Collected data:
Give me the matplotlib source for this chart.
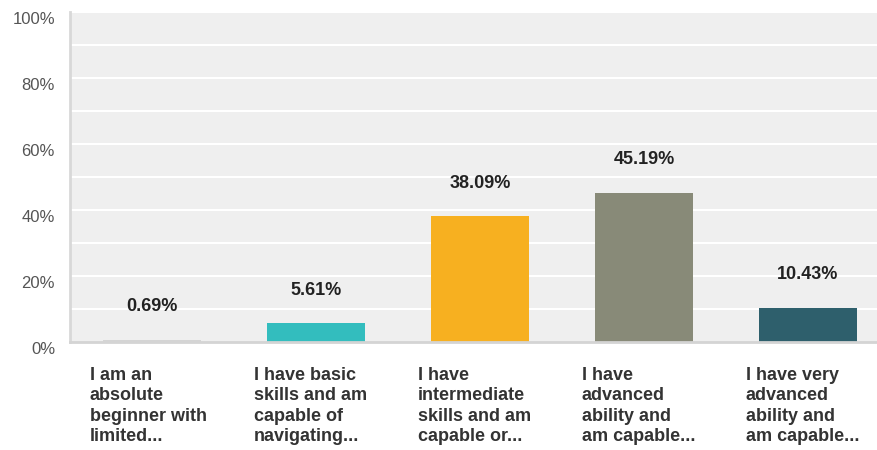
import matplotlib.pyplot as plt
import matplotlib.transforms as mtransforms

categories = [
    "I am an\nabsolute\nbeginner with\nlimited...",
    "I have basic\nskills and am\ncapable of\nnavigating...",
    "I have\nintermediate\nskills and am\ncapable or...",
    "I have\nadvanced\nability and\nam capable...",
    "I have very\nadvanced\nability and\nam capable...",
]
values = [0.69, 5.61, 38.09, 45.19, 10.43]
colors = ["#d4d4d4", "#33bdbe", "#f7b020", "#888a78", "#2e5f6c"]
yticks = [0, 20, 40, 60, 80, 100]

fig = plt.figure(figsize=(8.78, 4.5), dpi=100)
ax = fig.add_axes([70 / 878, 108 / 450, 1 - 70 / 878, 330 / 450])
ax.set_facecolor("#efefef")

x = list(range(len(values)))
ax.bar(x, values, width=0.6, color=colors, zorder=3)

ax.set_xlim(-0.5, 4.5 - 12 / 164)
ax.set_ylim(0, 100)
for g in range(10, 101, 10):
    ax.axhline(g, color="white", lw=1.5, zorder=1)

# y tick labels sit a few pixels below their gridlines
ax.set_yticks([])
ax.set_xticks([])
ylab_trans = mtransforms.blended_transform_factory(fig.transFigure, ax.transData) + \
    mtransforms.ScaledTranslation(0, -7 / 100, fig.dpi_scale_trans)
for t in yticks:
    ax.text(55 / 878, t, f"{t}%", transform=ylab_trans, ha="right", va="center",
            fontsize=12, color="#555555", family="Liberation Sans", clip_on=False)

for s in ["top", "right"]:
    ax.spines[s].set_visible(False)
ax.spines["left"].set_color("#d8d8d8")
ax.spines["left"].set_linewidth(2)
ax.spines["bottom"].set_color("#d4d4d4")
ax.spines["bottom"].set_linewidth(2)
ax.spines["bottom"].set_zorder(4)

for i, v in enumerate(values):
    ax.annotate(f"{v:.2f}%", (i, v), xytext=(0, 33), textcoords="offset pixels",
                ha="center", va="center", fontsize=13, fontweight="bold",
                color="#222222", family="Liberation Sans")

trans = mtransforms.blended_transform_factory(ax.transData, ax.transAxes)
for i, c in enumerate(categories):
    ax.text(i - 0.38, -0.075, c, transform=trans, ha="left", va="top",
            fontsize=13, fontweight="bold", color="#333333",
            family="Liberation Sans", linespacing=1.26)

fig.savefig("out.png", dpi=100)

What to do: Show every line where the string "matplotlib" appears.

Correct output:
Give me the matplotlib source for this chart.
import matplotlib.pyplot as plt
import matplotlib.transforms as mtransforms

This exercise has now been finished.